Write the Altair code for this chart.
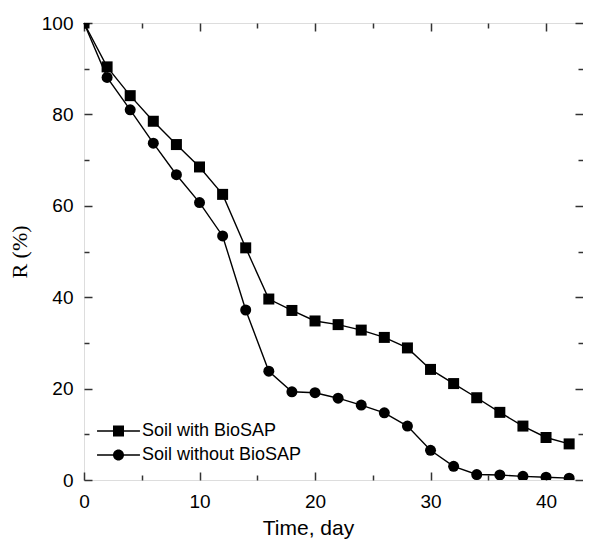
import altair as alt
import pandas as pd

days = [0, 2, 4, 6, 8, 10, 12, 14, 16, 18, 20, 22, 24, 26, 28, 30, 32, 34, 36, 38, 40, 42]
with_biosap = [100, 90.4, 84.1, 78.5, 73.4, 68.5, 62.5, 50.8, 39.6, 37.1, 34.8, 34.0,
               32.8, 31.2, 28.9, 24.2, 21.1, 18.0, 14.8, 11.8, 9.3, 7.9]
without_biosap = [100, 88.1, 81.0, 73.7, 66.8, 60.7, 53.4, 37.2, 23.8, 19.3, 19.1, 17.9,
                  16.4, 14.7, 11.8, 6.5, 3.0, 1.2, 1.1, 0.8, 0.6, 0.4]
series_names = ["Soil with BioSAP", "Soil without BioSAP"]
x_major = [0, 10, 20, 30, 40]
x_minor = [5, 15, 25, 35]
y_major = [0, 20, 40, 60, 80, 100]
y_minor = [10, 30, 50, 70, 90]

rows = []
for d, a, b in zip(days, with_biosap, without_biosap):
    rows.append({"day": d, "R": a, "series": series_names[0]})
    rows.append({"day": d, "R": b, "series": series_names[1]})
df = pd.DataFrame(rows)

FONT = "Liberation Sans"
xscale = alt.Scale(domain=[0, 43.2], nice=False, zero=False)
yscale = alt.Scale(domain=[0, 100], nice=False, zero=False)
TICK = "#333333"


def tick_axis(orient, values, size):
    return alt.Axis(orient=orient, values=values, labels=False, title=None, domain=False,
                    grid=False, ticks=True, tickSize=size, offset=-size,
                    tickColor=TICK, tickWidth=1.5)


base = alt.Chart(df)

lines = base.mark_line(color="black", strokeWidth=1.4).encode(
    x=alt.X("day:Q", scale=xscale,
            axis=alt.Axis(orient="bottom", values=x_major, ticks=False, tickSize=0,
                          domain=False, grid=False, labelFont=FONT, labelFontSize=19,
                          labelColor="black", labelPadding=12, labelFlush=False,
                          title="Time, day",
                          titleFont=FONT, titleFontSize=21, titleFontWeight="normal",
                          titleColor="black", titleX=224, titleY=54,
                          titleBaseline="alphabetic")),
    y=alt.Y("R:Q", scale=yscale,
            axis=alt.Axis(orient="left", values=y_major, ticks=False, tickSize=0,
                          domain=False, grid=False, labelFont=FONT, labelFontSize=19,
                          labelColor="black", labelPadding=11, labelFlush=False,
                          title="R (%)",
                          titleFont="Liberation Serif", titleFontSize=22,
                          titleFontWeight="normal", titleColor="black", titlePadding=10)),
    detail="series:N",
)

points = base.mark_point(filled=True, color="black", opacity=1, size=121, clip=True).encode(
    x=alt.X("day:Q", scale=xscale, axis=tick_axis("bottom", x_major, 8)),
    y=alt.Y("R:Q", scale=yscale, axis=tick_axis("left", y_major, 8)),
    shape=alt.Shape("series:N", scale=alt.Scale(domain=series_names, range=["square", "circle"]),
                    legend=None),
)

sq_path = "M-3.9,-0.12H3.9V0.12H-3.9ZM-1,-1H1V1H-1Z"
ci_path = "M-3.9,-0.12H3.9V0.12H-3.9ZM1,0A1,1,0,1,1,-1,0A1,1,0,1,1,1,0Z"

legend_layer = base.transform_filter("datum.day < 0").mark_point(
    filled=True, color="black").encode(
    x=alt.X("day:Q", scale=xscale, axis=tick_axis("top", x_major, 8)),
    y=alt.Y("R:Q", scale=yscale, axis=tick_axis("right", y_major, 8)),
    shape=alt.Shape("series:N", scale=alt.Scale(domain=series_names, range=[sq_path, ci_path]),
                    legend=alt.Legend(orient="none", legendX=25.5, legendY=399, title=None,
                                      padding=0, symbolSize=121, symbolFillColor="black",
                                      symbolStrokeColor="black", symbolStrokeWidth=0,
                                      symbolOpacity=1, labelFont=FONT, labelFontSize=18,
                                      labelColor="black", labelOffset=14.5, rowPadding=6)),
)

minor_bl = base.transform_filter("datum.day < 0").mark_point().encode(
    x=alt.X("day:Q", scale=xscale, axis=tick_axis("bottom", x_minor, 5)),
    y=alt.Y("R:Q", scale=yscale, axis=tick_axis("left", y_minor, 5)),
)
minor_tr = base.transform_filter("datum.day < 0").mark_point().encode(
    x=alt.X("day:Q", scale=xscale, axis=tick_axis("top", x_minor, 5)),
    y=alt.Y("R:Q", scale=yscale, axis=tick_axis("right", y_minor, 5)),
)

chart = alt.layer(lines, points, legend_layer, minor_bl, minor_tr).resolve_axis(
    x="independent", y="independent"
).resolve_scale(shape="independent").properties(
    width=499, height=457,
    autosize=alt.AutoSizeParams(type="none"),
    padding={"left": 76, "top": 15, "right": 0, "bottom": 59},
).configure_view(stroke="#333333", strokeWidth=1.5).configure(background="white")

chart.save("out.html", embed_options={"renderer": "svg", "actions": False})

DO THIS:
Without the pictures, write out all of the material exactly.

REPLY TO THE TASK:
Write the Altair code for this chart.
import altair as alt
import pandas as pd

days = [0, 2, 4, 6, 8, 10, 12, 14, 16, 18, 20, 22, 24, 26, 28, 30, 32, 34, 36, 38, 40, 42]
with_biosap = [100, 90.4, 84.1, 78.5, 73.4, 68.5, 62.5, 50.8, 39.6, 37.1, 34.8, 34.0,
               32.8, 31.2, 28.9, 24.2, 21.1, 18.0, 14.8, 11.8, 9.3, 7.9]
without_biosap = [100, 88.1, 81.0, 73.7, 66.8, 60.7, 53.4, 37.2, 23.8, 19.3, 19.1, 17.9,
                  16.4, 14.7, 11.8, 6.5, 3.0, 1.2, 1.1, 0.8, 0.6, 0.4]
series_names = ["Soil with BioSAP", "Soil without BioSAP"]
x_major = [0, 10, 20, 30, 40]
x_minor = [5, 15, 25, 35]
y_major = [0, 20, 40, 60, 80, 100]
y_minor = [10, 30, 50, 70, 90]

rows = []
for d, a, b in zip(days, with_biosap, without_biosap):
    rows.append({"day": d, "R": a, "series": series_names[0]})
    rows.append({"day": d, "R": b, "series": series_names[1]})
df = pd.DataFrame(rows)

FONT = "Liberation Sans"
xscale = alt.Scale(domain=[0, 43.2], nice=False, zero=False)
yscale = alt.Scale(domain=[0, 100], nice=False, zero=False)
TICK = "#333333"


def tick_axis(orient, values, size):
    return alt.Axis(orient=orient, values=values, labels=False, title=None, domain=False,
                    grid=False, ticks=True, tickSize=size, offset=-size,
                    tickColor=TICK, tickWidth=1.5)


base = alt.Chart(df)

lines = base.mark_line(color="black", strokeWidth=1.4).encode(
    x=alt.X("day:Q", scale=xscale,
            axis=alt.Axis(orient="bottom", values=x_major, ticks=False, tickSize=0,
                          domain=False, grid=False, labelFont=FONT, labelFontSize=19,
                          labelColor="black", labelPadding=12, labelFlush=False,
                          title="Time, day",
                          titleFont=FONT, titleFontSize=21, titleFontWeight="normal",
                          titleColor="black", titleX=224, titleY=54,
                          titleBaseline="alphabetic")),
    y=alt.Y("R:Q", scale=yscale,
            axis=alt.Axis(orient="left", values=y_major, ticks=False, tickSize=0,
                          domain=False, grid=False, labelFont=FONT, labelFontSize=19,
                          labelColor="black", labelPadding=11, labelFlush=False,
                          title="R (%)",
                          titleFont="Liberation Serif", titleFontSize=22,
                          titleFontWeight="normal", titleColor="black", titlePadding=10)),
    detail="series:N",
)

points = base.mark_point(filled=True, color="black", opacity=1, size=121, clip=True).encode(
    x=alt.X("day:Q", scale=xscale, axis=tick_axis("bottom", x_major, 8)),
    y=alt.Y("R:Q", scale=yscale, axis=tick_axis("left", y_major, 8)),
    shape=alt.Shape("series:N", scale=alt.Scale(domain=series_names, range=["square", "circle"]),
                    legend=None),
)

sq_path = "M-3.9,-0.12H3.9V0.12H-3.9ZM-1,-1H1V1H-1Z"
ci_path = "M-3.9,-0.12H3.9V0.12H-3.9ZM1,0A1,1,0,1,1,-1,0A1,1,0,1,1,1,0Z"

legend_layer = base.transform_filter("datum.day < 0").mark_point(
    filled=True, color="black").encode(
    x=alt.X("day:Q", scale=xscale, axis=tick_axis("top", x_major, 8)),
    y=alt.Y("R:Q", scale=yscale, axis=tick_axis("right", y_major, 8)),
    shape=alt.Shape("series:N", scale=alt.Scale(domain=series_names, range=[sq_path, ci_path]),
                    legend=alt.Legend(orient="none", legendX=25.5, legendY=399, title=None,
                                      padding=0, symbolSize=121, symbolFillColor="black",
                                      symbolStrokeColor="black", symbolStrokeWidth=0,
                                      symbolOpacity=1, labelFont=FONT, labelFontSize=18,
                                      labelColor="black", labelOffset=14.5, rowPadding=6)),
)

minor_bl = base.transform_filter("datum.day < 0").mark_point().encode(
    x=alt.X("day:Q", scale=xscale, axis=tick_axis("bottom", x_minor, 5)),
    y=alt.Y("R:Q", scale=yscale, axis=tick_axis("left", y_minor, 5)),
)
minor_tr = base.transform_filter("datum.day < 0").mark_point().encode(
    x=alt.X("day:Q", scale=xscale, axis=tick_axis("top", x_minor, 5)),
    y=alt.Y("R:Q", scale=yscale, axis=tick_axis("right", y_minor, 5)),
)

chart = alt.layer(lines, points, legend_layer, minor_bl, minor_tr).resolve_axis(
    x="independent", y="independent"
).resolve_scale(shape="independent").properties(
    width=499, height=457,
    autosize=alt.AutoSizeParams(type="none"),
    padding={"left": 76, "top": 15, "right": 0, "bottom": 59},
).configure_view(stroke="#333333", strokeWidth=1.5).configure(background="white")

chart.save("out.html", embed_options={"renderer": "svg", "actions": False})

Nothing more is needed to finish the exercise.